Repeal the Jones Act
The Jones Act not only requires that goods be shipped on American-made vessels, but also that those vessels be owned and crewed by Americans. There are numerous unintended consequences of this law, from inhibiting disaster relief efforts in Puerto Rico to forcing New England to import natural gas, even though there are domestic natural gas reserves that could easily fill the region’s needs. This regulation costs the overall economy between $5 billion and $15 billion a year, and can make infrastructure projects even more difficult.
Repeal Project-Labor Agreements
Similar to the Davis-Bacon Act, project-labor agreements require federal projects hire union workers for projects larger than $25 million. As Citylab noted, according to a study from the National University System Institute for Policy Research, these project-labor agreements increase infrastructure construction costs by between 13 and 15 percent.
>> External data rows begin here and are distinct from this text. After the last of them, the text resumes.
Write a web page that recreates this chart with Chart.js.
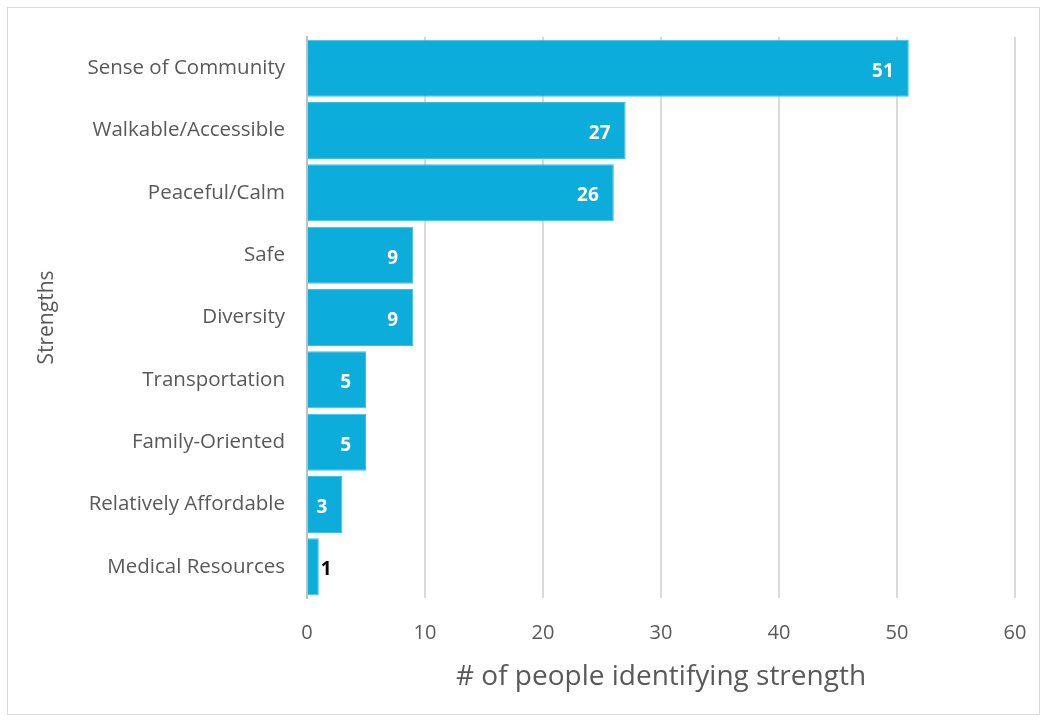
<!DOCTYPE html>
<html>
<head>
<meta charset="utf-8">
<script src="https://cdn.jsdelivr.net/npm/chart.js@4/dist/chart.umd.min.js"></script>
<style>
  html, body { margin: 0; padding: 0; background: #fff; }
  #wrap { position: absolute; left: 0; top: 0; width: 1043px; height: 721px; }
  #frame { position: absolute; left: 7px; top: 7px; width: 1031px; height: 706px; border: 1.5px solid #d9d9d9; pointer-events: none; }
</style>
</head>
<body>
<div id="wrap">
  <canvas id="chart1" width="1043" height="721"></canvas>
  <div id="frame"></div>
</div>
<script>
const categories = ['Sense of Community', 'Walkable/Accessible', 'Peaceful/Calm', 'Safe', 'Diversity',
  'Transportation', 'Family-Oriented', 'Relatively Affordable', 'Medical Resources'];
const counts = [51, 27, 26, 9, 9, 5, 5, 3, 1];
const xTicks = [0, 10, 20, 30, 40, 50, 60];

const FONT = '"Open Sans", sans-serif';

// value labels at the inner end of each bar; short bars get a dark label just outside
const barLabels = {
  id: 'barLabels',
  afterDatasetsDraw(chart) {
    const ctx = chart.ctx;
    const meta = chart.getDatasetMeta(0);
    ctx.save();
    ctx.font = 'bold 19px ' + FONT;
    ctx.textBaseline = 'middle';
    meta.data.forEach((bar, i) => {
      const txt = String(counts[i]);
      const w = ctx.measureText(txt).width;
      const len = bar.x - bar.base;
      if (len > w + 20) {
        ctx.fillStyle = '#ffffff';
        ctx.textAlign = 'right';
        ctx.fillText(txt, bar.x - 15, bar.y + 3);
      } else {
        ctx.fillStyle = '#000000';
        ctx.textAlign = 'left';
        ctx.fillText(txt, bar.x + 2, bar.y + 3);
      }
    });
    ctx.restore();
  }
};

new Chart(document.getElementById('chart1').getContext('2d'), {
  type: 'bar',
  data: {
    labels: categories,
    datasets: [{
      data: counts,
      backgroundColor: '#0cadda',
      borderColor: '#3dc0e6',
      borderWidth: 1,
      barPercentage: 1,
      categoryPercentage: 0.915
    }]
  },
  options: {
    indexAxis: 'y',
    responsive: false,
    animation: false,
    layout: { padding: { top: 37, right: 28, left: 0, bottom: 0 } },
    plugins: { legend: { display: false }, tooltip: { enabled: false } },
    scales: {
      x: {
        min: 0,
        max: 60,
        afterBuildTicks: (axis) => { axis.ticks = xTicks.map(v => ({ value: v })); },
        afterFit: (axis) => {
          axis.height = 123;
          axis.paddingLeft = 0;
          axis.paddingRight = 0;
        },
        grid: { color: '#d9d9d9', lineWidth: 2, drawTicks: false },
        border: { display: false },
        ticks: { color: '#595959', font: { family: FONT, size: 20 }, padding: 23 },
        title: {
          display: true,
          text: '# of people identifying strength',
          color: '#595959',
          font: { family: FONT, size: 28 },
          padding: { top: 10, bottom: 27 }
        }
      },
      y: {
        afterFit: (axis) => { axis.width = 307; },
        grid: { display: false, drawTicks: false },
        border: { display: true, color: '#bfbfbf', width: 2 },
        ticks: { color: '#595959', font: { family: FONT, size: 20.5 }, padding: 22 },
        title: {
          display: true,
          text: 'Strengths',
          color: '#595959',
          font: { family: FONT, size: 21 },
          padding: { top: 34, bottom: 0 }
        }
      }
    }
  },
  plugins: [barLabels]
});
</script>
</body>
</html>
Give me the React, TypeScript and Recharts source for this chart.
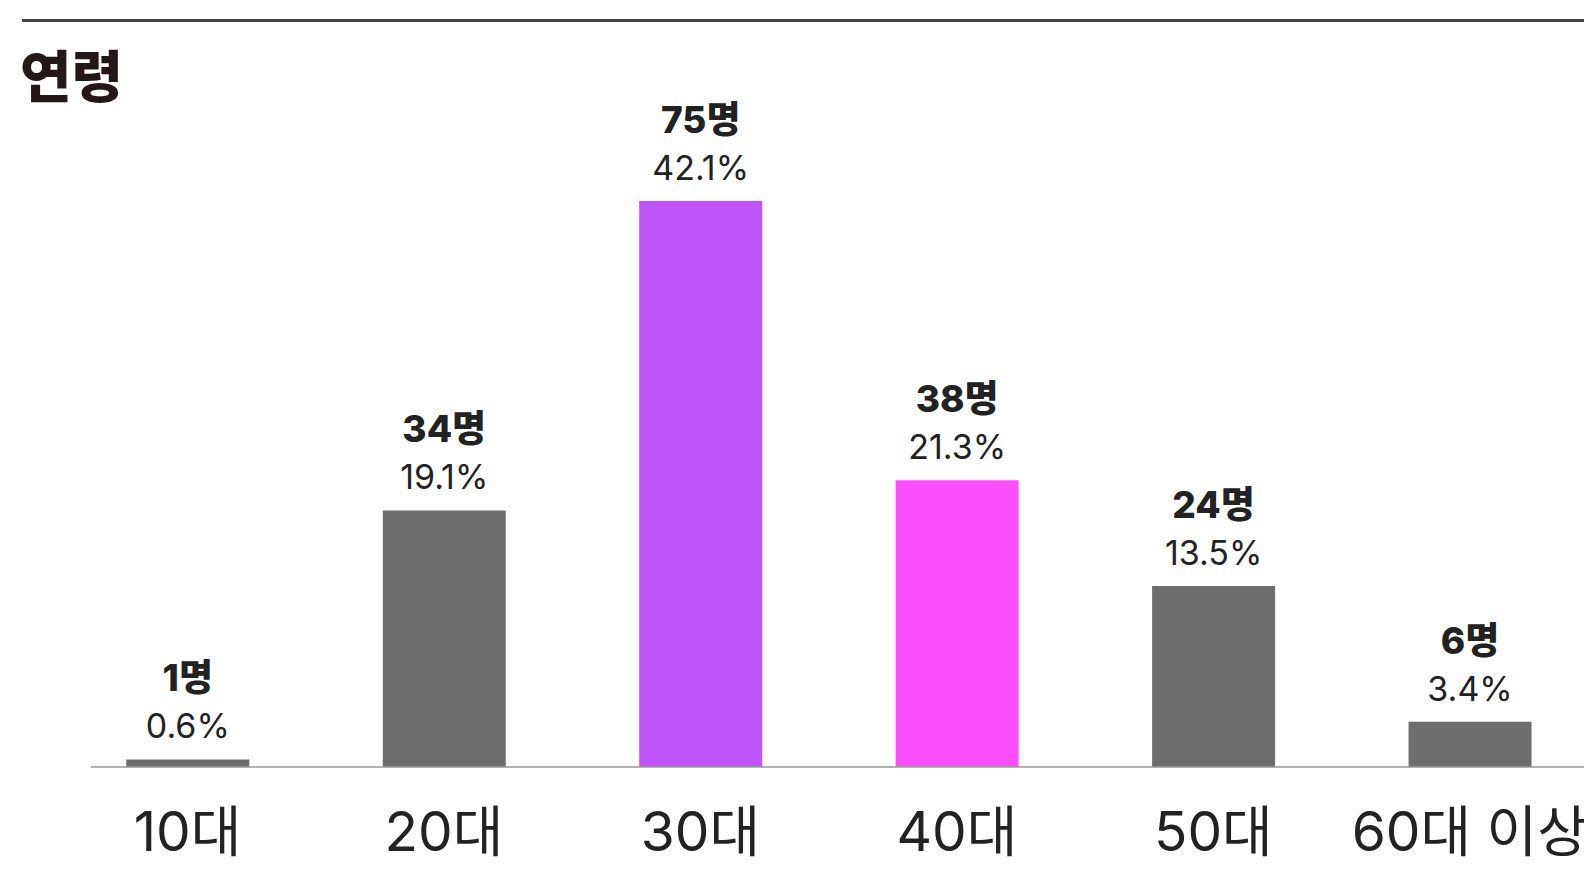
import React from 'react';
import { BarChart, Bar, XAxis, YAxis, Cell, LabelList } from 'recharts';

const categories = ['10대', '20대', '30대', '40대', '50대', '60대 이상'];
const counts = [1, 34, 75, 38, 24, 6];
const percents = ['0.6%', '19.1%', '42.1%', '21.3%', '13.5%', '3.4%'];
const barColors = ['#6e6e6e', '#6e6e6e', '#bf55f8', '#fc4ffc', '#6e6e6e', '#6e6e6e'];

const data = categories.map((name, i) => ({ name, count: counts[i], pct: percents[i] }));

const FONT = "Inter, 'Noto Sans CJK KR', sans-serif";

const renderLabel = (props: any) => {
  const { x, y, width, index } = props;
  const cx = Number(x) + Number(width) / 2;
  const top = Number(y);
  return (
    <g>
      <text x={cx} y={top - 68} textAnchor="middle" fontFamily={FONT} fontSize={37} fontWeight={800} fill="#222">
        {`${counts[index]}명`}
      </text>
      <text x={cx} y={top - 21} textAnchor="middle" fontFamily={FONT} fontSize={34} fontWeight={400} fill="#222">
        {percents[index]}
      </text>
    </g>
  );
};

const renderTick = (props: any) => {
  const { x, y, payload } = props;
  return (
    <text x={x} y={Number(y) + 76} textAnchor="middle" fontFamily={FONT} fontSize={55} fill="#222">
      {payload.value}
    </text>
  );
};

export default function App() {
  return (
    <div style={{ position: 'relative', width: 1584, height: 867, overflow: 'hidden', background: '#fff' }}>
      <div style={{ position: 'absolute', left: 14, top: 11, right: 0, height: 2.5, background: '#444' }} />
      <svg style={{ position: 'absolute', left: 0, top: 0 }} width={300} height={120}>
        <text x={12} y={89} fontFamily="'Noto Sans CJK KR', sans-serif" fontSize={56} fontWeight={900} fill="#231815">
          연령
        </text>
      </svg>
      <div style={{ position: 'absolute', left: 0, top: 0 }}>
        <BarChart
          width={1590}
          height={859}
          data={data}
          margin={{ top: 193, right: 0, bottom: 0, left: 83 }}
        >
          <YAxis hide domain={[0, 75]} />
          <XAxis
            dataKey="name"
            interval={0}
            height={100}
            tickLine={false}
            axisLine={{ stroke: '#999', strokeWidth: 1.5 }}
            tick={renderTick}
            padding={{ left: -31.7, right: 0 }}
          />
          <Bar dataKey="count" barSize={123} isAnimationActive={false}>
            {data.map((d, i) => (
              <Cell key={d.name} fill={barColors[i]} />
            ))}
            <LabelList dataKey="count" content={renderLabel} />
          </Bar>
        </BarChart>
      </div>
    </div>
  );
}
According to a Cato Institute study by Gabriel Roth, 30 percent of the costs of US transportation infrastructure are added on by federal government regulations. Carrying that assumption forward, removing these regulations would reduce the cost of the infrastructure bill from $2 trillion to only $1.4 trillion. The federal government also spends roughly $100 billion a year on transportation and water infrastructure alone, so eliminating these excessive costs could reduce spending by another $300 billion or so over a decade. As such, the cost of the infrastructure bill would fall from $2 trillion to barely over $1 trillion.
A Note on Revenue
Revenue for new infrastructure spending should come from two places: a gas tax increase and user fees. The gas tax has not increased since 1993, and in inflation-adjusted terms, the real gas tax rate has fallen by almost 50 percent; furthermore, the US has some of the lowest fuel taxes in the developed world. Raising the gas tax to 50 cents a gallon and indexing it to inflation going forward could raise over $300 billion over the next decade, according to the Tax Foundation. There are two advantages to the gas tax as a funding source for transportation. It functions as a benefit tax or user fee, as people paying the tax are the same people who benefit from the service it funds, namely roads. And secondly, the gas tax functions like a Pigouvian tax, forcing drivers to internalize the cost of pollution generated by burning gasoline. On the subject of user fees, a good substitute or supplemental revenue source along with a gas tax increase would be tolls. Tolls are direct user fees for the beneficiaries of infrastructure, and as such are economically efficient.